- What is required -
Your task is to retype, word for word, the lines from the start of the data through the line holding "var stc10 = [0, 0.81, 1.59, 2.29];". Do not include the pictures.

- Dataset content -
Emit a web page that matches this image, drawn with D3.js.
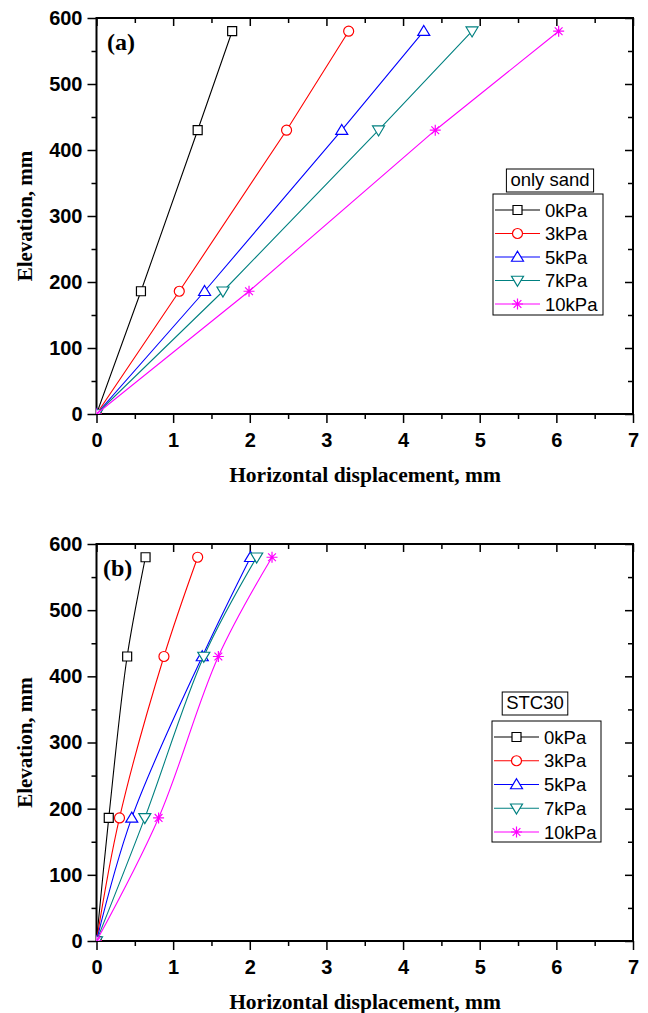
<!DOCTYPE html>
<html>
<head>
<meta charset="utf-8">
<script src="https://cdn.jsdelivr.net/npm/d3@7"></script>
<style>
  body { margin: 0; background: #fff; }
  .tick text { font-family: "Liberation Sans", Arial, sans-serif; font-weight: bold; font-size: 20px; fill: #000; }
  .axis path, .axis line { stroke: #000; }
  .ttl { font-family: "Liberation Serif", "Times New Roman", serif; font-weight: bold; fill: #000; }
  .leg { font-family: "Liberation Sans", Arial, sans-serif; font-size: 18.5px; fill: #000; }
</style>
</head>
<body>
<div id="chart"></div>
<script>
// data
var elevation = [0, 186, 430, 580];
var pressures = ["0kPa", "3kPa", "5kPa", "7kPa", "10kPa"];
var colors = ["#000000", "#ff0000", "#0000ff", "#008080", "#ff00ff"];
var shapes = ["square", "circle", "triangle", "down", "star"];

// (a) only sand
var sand0 = [0, 0.58, 1.32, 1.77];
var sand3 = [0, 1.08, 2.48, 3.29];
var sand5 = [0, 1.41, 3.20, 4.27];
var sand7 = [0, 1.65, 3.68, 4.90];
var sand10 = [0, 1.99, 4.42, 6.03];

// (b) STC30
var stc0 = [0, 0.16, 0.40, 0.64];
var stc3 = [0, 0.30, 0.88, 1.32];
var stc5 = [0, 0.46, 1.38, 2.01];
var stc7 = [0, 0.63, 1.40, 2.09];
var stc10 = [0, 0.81, 1.59, 2.29];

var xTicks = [0, 1, 2, 3, 4, 5, 6, 7];
var xMinor = [0.5, 1.5, 2.5, 3.5, 4.5, 5.5, 6.5];
var yTicks = [0, 100, 200, 300, 400, 500, 600];
var yMinor = [50, 150, 250, 350, 450, 550];

var svg = d3.select("#chart").append("svg").attr("width", 648).attr("height", 1013);

function marker(shape, r) {
  var p = d3.path();
  if (shape == "square") {
    p.rect(-r * 0.9, -r * 0.9, r * 1.8, r * 1.8);
  } else if (shape == "circle") {
    p.arc(0, 0, r, 0, 2 * Math.PI);
  } else if (shape == "triangle") {
    p.moveTo(0, -r * 1.15); p.lineTo(r * 1.2, r * 0.85); p.lineTo(-r * 1.2, r * 0.85); p.closePath();
  } else if (shape == "down") {
    p.moveTo(0, r * 1.15); p.lineTo(r * 1.2, -r * 0.85); p.lineTo(-r * 1.2, -r * 0.85); p.closePath();
  } else {
    for (var k = 0; k < 4; k++) {
      var a = k * Math.PI / 4;
      p.moveTo(Math.cos(a) * r * 1.1, Math.sin(a) * r * 1.1);
      p.lineTo(-Math.cos(a) * r * 1.1, -Math.sin(a) * r * 1.1);
    }
  }
  return p.toString();
}

function panel(id, top, bottom, series, curve, label, legTitle, leg) {
  var left = 96.5, right = 633;
  var x = d3.scaleLinear().domain([0, 7]).range([left, right]);
  var y = d3.scaleLinear().domain([0, 600]).range([bottom, top]);
  var g = svg.append("g");

  g.append("clipPath").attr("id", id).append("rect")
    .attr("x", left).attr("y", top).attr("width", right - left).attr("height", bottom - top);

  // minor ticks
  g.append("g").attr("class", "axis").attr("transform", "translate(0," + bottom + ")")
    .call(d3.axisBottom(x).tickValues(xMinor).tickSize(5).tickFormat(""));
  g.append("g").attr("class", "axis").attr("transform", "translate(0," + top + ")")
    .call(d3.axisTop(x).tickValues(xMinor).tickSize(-5).tickFormat(""));
  g.append("g").attr("class", "axis").attr("transform", "translate(" + left + ",0)")
    .call(d3.axisLeft(y).tickValues(yMinor).tickSize(5).tickFormat(""));
  g.append("g").attr("class", "axis").attr("transform", "translate(" + right + ",0)")
    .call(d3.axisRight(y).tickValues(yMinor).tickSize(-5).tickFormat(""));

  // major ticks
  g.append("g").attr("class", "axis").attr("transform", "translate(0," + bottom + ")")
    .call(d3.axisBottom(x).tickValues(xTicks).tickSize(9).tickPadding(10).tickFormat(d3.format("d")));
  g.append("g").attr("class", "axis").attr("transform", "translate(0," + top + ")")
    .call(d3.axisTop(x).tickValues(xTicks).tickSize(-8).tickFormat(""));
  g.append("g").attr("class", "axis").attr("transform", "translate(" + left + ",0)")
    .call(d3.axisLeft(y).tickValues(yTicks).tickSize(9).tickPadding(5).tickFormat(d3.format("d")));
  g.append("g").attr("class", "axis").attr("transform", "translate(" + right + ",0)")
    .call(d3.axisRight(y).tickValues(yTicks).tickSize(-8).tickFormat(""));

  g.selectAll(".axis path").remove();
  g.selectAll(".axis line").attr("stroke-width", 1.5);

  g.append("rect").attr("x", left).attr("y", top).attr("width", right - left).attr("height", bottom - top)
    .attr("fill", "none").attr("stroke", "#000").attr("stroke-width", 2);

  var line = d3.line().curve(curve)
    .x(function(d) { return x(d[0]); })
    .y(function(d) { return y(d[1]); });

  var plot = g.append("g").attr("clip-path", "url(#" + id + ")");
  series.forEach(function(s, i) {
    var pts = s.map(function(v, j) { return [v, elevation[j]]; });
    plot.append("path").datum(pts).attr("d", line)
      .attr("fill", "none").attr("stroke", colors[i]).attr("stroke-width", 1.1);
    plot.selectAll(null).data(pts).enter().append("path")
      .attr("transform", function(d) { return "translate(" + x(d[0]) + "," + y(d[1]) + ")"; })
      .attr("d", marker(shapes[i], 5))
      .attr("fill", shapes[i] == "star" ? "none" : "#fff")
      .attr("stroke", colors[i]).attr("stroke-width", 1.2);
  });

  g.append("text").attr("class", "ttl").attr("x", label.x).attr("y", top + 32)
    .attr("font-size", "24px").text(label.t);

  g.append("text").attr("class", "ttl").attr("font-size", "21.5px")
    .attr("text-anchor", "middle")
    .attr("x", 365).attr("y", bottom + 68)
    .text("Horizontal displacement, mm");

  g.append("text").attr("class", "ttl").attr("font-size", "21px")
    .attr("text-anchor", "middle")
    .attr("transform", "translate(32," + (top + bottom) / 2 + ") rotate(-90)")
    .text("Elevation, mm");

  // legend
  var tt = g.append("text").attr("class", "leg").attr("x", leg.tx).attr("y", leg.ty + 16)
    .attr("text-anchor", "middle").text(legTitle);
  var tw = tt.node().getComputedTextLength();
  g.insert("rect", "text.leg").attr("x", leg.tx - tw / 2 - 4).attr("y", leg.ty - 1)
    .attr("width", tw + 8).attr("height", 23)
    .attr("fill", "#fff").attr("stroke", "#000").attr("stroke-width", 1);

  g.append("rect").attr("x", leg.x).attr("y", leg.y).attr("width", leg.w).attr("height", leg.h)
    .attr("fill", "#fff").attr("stroke", "#000").attr("stroke-width", 1);
  pressures.forEach(function(p, i) {
    var yy = leg.y + 16 + i * leg.step;
    g.append("line").attr("x1", leg.x + 2).attr("x2", leg.x + 47).attr("y1", yy).attr("y2", yy)
      .attr("stroke", colors[i]).attr("stroke-width", 1.1);
    g.append("path").attr("transform", "translate(" + (leg.x + 24.5) + "," + yy + ")")
      .attr("d", marker(shapes[i], 5))
      .attr("fill", shapes[i] == "star" ? "none" : "#fff")
      .attr("stroke", colors[i]).attr("stroke-width", 1.2);
    g.append("text").attr("class", "leg").attr("x", leg.x + 52).attr("y", yy + 6.5).text(p);
  });
}

panel("clipA", 18, 414, [sand0, sand3, sand5, sand7, sand10], d3.curveLinear,
  {x: 107, t: "(a)"}, "only sand",
  {tx: 550, ty: 170, x: 493, y: 194, w: 110, h: 121, step: 23.5});

panel("clipB", 544, 941, [stc0, stc3, stc5, stc7, stc10], d3.curveCatmullRom,
  {x: 103, t: "(b)"}, "STC30",
  {tx: 535, ty: 693, x: 492, y: 721, w: 109, h: 121, step: 23.75});
</script>
</body>
</html>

- Answer for the task -
Emit a web page that matches this image, drawn with D3.js.
<!DOCTYPE html>
<html>
<head>
<meta charset="utf-8">
<script src="https://cdn.jsdelivr.net/npm/d3@7"></script>
<style>
  body { margin: 0; background: #fff; }
  .tick text { font-family: "Liberation Sans", Arial, sans-serif; font-weight: bold; font-size: 20px; fill: #000; }
  .axis path, .axis line { stroke: #000; }
  .ttl { font-family: "Liberation Serif", "Times New Roman", serif; font-weight: bold; fill: #000; }
  .leg { font-family: "Liberation Sans", Arial, sans-serif; font-size: 18.5px; fill: #000; }
</style>
</head>
<body>
<div id="chart"></div>
<script>
// data
var elevation = [0, 186, 430, 580];
var pressures = ["0kPa", "3kPa", "5kPa", "7kPa", "10kPa"];
var colors = ["#000000", "#ff0000", "#0000ff", "#008080", "#ff00ff"];
var shapes = ["square", "circle", "triangle", "down", "star"];

// (a) only sand
var sand0 = [0, 0.58, 1.32, 1.77];
var sand3 = [0, 1.08, 2.48, 3.29];
var sand5 = [0, 1.41, 3.20, 4.27];
var sand7 = [0, 1.65, 3.68, 4.90];
var sand10 = [0, 1.99, 4.42, 6.03];

// (b) STC30
var stc0 = [0, 0.16, 0.40, 0.64];
var stc3 = [0, 0.30, 0.88, 1.32];
var stc5 = [0, 0.46, 1.38, 2.01];
var stc7 = [0, 0.63, 1.40, 2.09];
var stc10 = [0, 0.81, 1.59, 2.29];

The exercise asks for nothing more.